Report every line in the listing that contains the string "chart".

Start of Dataset extract

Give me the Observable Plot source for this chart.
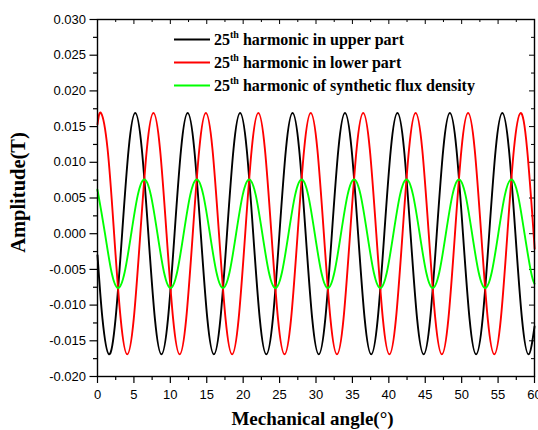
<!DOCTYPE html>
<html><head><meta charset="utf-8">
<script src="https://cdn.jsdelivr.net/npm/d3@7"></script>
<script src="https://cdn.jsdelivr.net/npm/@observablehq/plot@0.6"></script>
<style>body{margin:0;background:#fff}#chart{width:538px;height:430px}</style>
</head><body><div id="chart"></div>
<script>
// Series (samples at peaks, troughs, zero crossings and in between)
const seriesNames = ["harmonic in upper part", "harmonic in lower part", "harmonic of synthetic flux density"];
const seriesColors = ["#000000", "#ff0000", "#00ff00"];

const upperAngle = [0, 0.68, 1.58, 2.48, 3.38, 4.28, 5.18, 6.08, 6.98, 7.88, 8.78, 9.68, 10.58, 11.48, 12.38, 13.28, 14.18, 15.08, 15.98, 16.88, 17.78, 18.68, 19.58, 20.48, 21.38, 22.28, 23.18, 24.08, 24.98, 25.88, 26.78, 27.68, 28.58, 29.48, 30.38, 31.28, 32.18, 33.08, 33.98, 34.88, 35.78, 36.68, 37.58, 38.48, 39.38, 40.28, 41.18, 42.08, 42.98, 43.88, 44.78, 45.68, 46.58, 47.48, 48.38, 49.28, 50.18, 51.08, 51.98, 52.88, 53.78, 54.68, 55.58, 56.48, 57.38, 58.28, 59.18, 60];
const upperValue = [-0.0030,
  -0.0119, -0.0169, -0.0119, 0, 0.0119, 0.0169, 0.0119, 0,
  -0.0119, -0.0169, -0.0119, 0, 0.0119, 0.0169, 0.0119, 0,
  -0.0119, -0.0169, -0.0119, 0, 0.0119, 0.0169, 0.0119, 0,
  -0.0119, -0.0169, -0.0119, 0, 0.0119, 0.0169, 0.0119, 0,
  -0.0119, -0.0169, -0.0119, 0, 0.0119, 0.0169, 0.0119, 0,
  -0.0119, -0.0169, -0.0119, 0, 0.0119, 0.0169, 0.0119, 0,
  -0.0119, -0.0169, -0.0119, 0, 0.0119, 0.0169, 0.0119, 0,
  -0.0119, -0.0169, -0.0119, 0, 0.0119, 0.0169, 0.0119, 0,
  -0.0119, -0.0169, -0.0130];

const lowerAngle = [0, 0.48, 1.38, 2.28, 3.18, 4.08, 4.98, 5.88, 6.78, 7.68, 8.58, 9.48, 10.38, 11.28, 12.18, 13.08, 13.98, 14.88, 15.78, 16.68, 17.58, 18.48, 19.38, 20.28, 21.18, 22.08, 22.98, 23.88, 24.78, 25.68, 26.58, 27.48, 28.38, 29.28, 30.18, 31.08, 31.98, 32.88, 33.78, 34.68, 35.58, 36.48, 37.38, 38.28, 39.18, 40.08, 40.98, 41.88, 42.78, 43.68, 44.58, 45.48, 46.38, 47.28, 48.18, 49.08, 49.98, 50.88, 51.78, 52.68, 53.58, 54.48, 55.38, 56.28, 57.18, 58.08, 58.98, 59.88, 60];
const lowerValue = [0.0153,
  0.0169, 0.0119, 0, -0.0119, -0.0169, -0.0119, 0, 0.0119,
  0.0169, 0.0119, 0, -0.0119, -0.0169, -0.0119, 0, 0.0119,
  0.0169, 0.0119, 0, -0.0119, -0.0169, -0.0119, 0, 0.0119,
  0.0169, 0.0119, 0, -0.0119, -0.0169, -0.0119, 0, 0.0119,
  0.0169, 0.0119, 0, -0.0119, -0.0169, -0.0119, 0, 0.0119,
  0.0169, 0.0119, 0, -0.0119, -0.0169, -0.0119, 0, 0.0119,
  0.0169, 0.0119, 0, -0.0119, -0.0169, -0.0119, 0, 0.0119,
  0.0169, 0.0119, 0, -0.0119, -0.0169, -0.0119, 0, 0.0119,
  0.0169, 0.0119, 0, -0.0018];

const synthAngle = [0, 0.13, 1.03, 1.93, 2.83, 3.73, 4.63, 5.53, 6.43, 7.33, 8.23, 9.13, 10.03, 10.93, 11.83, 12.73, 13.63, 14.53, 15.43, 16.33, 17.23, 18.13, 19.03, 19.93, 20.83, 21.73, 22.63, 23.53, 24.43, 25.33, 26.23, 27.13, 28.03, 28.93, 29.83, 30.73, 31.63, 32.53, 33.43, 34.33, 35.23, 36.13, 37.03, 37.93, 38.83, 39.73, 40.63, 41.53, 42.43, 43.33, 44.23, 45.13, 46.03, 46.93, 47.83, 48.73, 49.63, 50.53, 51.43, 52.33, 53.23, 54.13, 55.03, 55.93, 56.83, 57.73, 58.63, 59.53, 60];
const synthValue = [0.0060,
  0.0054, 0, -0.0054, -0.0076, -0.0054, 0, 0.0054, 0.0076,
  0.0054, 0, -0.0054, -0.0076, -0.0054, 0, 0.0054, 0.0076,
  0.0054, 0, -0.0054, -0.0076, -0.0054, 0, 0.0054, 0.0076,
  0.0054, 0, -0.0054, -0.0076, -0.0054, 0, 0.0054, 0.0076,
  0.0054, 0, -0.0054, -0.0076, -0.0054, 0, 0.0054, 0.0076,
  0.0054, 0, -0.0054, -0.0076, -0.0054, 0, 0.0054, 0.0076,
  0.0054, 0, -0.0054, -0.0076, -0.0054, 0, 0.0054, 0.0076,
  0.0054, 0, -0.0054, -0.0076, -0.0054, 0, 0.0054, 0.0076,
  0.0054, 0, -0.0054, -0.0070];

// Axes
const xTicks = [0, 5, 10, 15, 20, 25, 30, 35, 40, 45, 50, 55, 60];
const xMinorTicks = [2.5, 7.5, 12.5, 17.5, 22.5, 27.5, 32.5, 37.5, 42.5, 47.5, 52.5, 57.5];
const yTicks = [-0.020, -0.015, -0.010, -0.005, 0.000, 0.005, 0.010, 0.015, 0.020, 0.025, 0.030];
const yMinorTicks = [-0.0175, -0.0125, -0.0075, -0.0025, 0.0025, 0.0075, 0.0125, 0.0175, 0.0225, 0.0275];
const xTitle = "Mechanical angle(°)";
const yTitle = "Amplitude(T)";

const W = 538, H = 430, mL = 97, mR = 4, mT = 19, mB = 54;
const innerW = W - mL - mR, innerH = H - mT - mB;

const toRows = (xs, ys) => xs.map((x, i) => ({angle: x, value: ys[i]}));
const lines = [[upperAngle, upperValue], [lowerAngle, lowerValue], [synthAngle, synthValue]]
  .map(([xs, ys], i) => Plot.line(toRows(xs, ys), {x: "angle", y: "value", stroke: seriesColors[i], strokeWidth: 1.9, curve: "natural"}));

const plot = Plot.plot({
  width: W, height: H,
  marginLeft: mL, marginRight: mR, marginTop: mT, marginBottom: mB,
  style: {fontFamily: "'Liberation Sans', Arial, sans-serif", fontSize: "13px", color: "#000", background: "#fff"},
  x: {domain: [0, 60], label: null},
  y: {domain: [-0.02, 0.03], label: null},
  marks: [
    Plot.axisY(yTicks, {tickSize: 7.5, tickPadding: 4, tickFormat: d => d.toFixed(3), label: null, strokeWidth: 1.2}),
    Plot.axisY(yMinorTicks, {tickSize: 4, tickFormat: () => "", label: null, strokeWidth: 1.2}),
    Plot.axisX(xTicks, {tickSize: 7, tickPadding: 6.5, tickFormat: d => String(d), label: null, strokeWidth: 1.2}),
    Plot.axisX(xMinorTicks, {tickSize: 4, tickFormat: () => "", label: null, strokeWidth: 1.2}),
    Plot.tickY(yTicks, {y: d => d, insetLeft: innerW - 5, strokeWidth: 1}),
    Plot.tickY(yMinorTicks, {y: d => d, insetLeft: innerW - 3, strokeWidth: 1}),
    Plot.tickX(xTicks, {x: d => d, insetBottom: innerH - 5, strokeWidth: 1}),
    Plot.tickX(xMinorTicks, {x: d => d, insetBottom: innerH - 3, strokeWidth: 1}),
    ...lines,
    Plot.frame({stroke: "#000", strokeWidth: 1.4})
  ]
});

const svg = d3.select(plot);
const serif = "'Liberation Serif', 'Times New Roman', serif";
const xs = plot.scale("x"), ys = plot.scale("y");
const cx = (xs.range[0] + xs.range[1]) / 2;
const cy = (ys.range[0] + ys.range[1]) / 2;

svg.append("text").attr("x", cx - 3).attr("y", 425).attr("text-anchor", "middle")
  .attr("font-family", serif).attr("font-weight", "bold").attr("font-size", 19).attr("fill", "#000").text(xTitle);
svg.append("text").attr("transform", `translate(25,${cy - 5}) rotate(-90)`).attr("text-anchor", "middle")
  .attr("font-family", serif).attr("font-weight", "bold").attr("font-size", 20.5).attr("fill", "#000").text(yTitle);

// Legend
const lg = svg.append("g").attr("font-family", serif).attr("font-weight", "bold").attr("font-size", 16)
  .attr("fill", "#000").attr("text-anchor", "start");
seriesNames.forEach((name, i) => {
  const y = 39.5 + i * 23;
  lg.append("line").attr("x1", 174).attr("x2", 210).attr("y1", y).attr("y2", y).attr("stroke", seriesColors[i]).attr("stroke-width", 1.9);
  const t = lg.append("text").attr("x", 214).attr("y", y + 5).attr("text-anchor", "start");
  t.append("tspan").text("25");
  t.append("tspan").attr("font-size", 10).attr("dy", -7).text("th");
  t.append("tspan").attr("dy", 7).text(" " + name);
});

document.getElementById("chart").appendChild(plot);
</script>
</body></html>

End of Dataset extract

Complete output:
Give me the Observable Plot source for this chart.
<style>body{margin:0;background:#fff}#chart{width:538px;height:430px}</style>
</head><body><div id="chart"></div>
document.getElementById("chart").appendChild(plot);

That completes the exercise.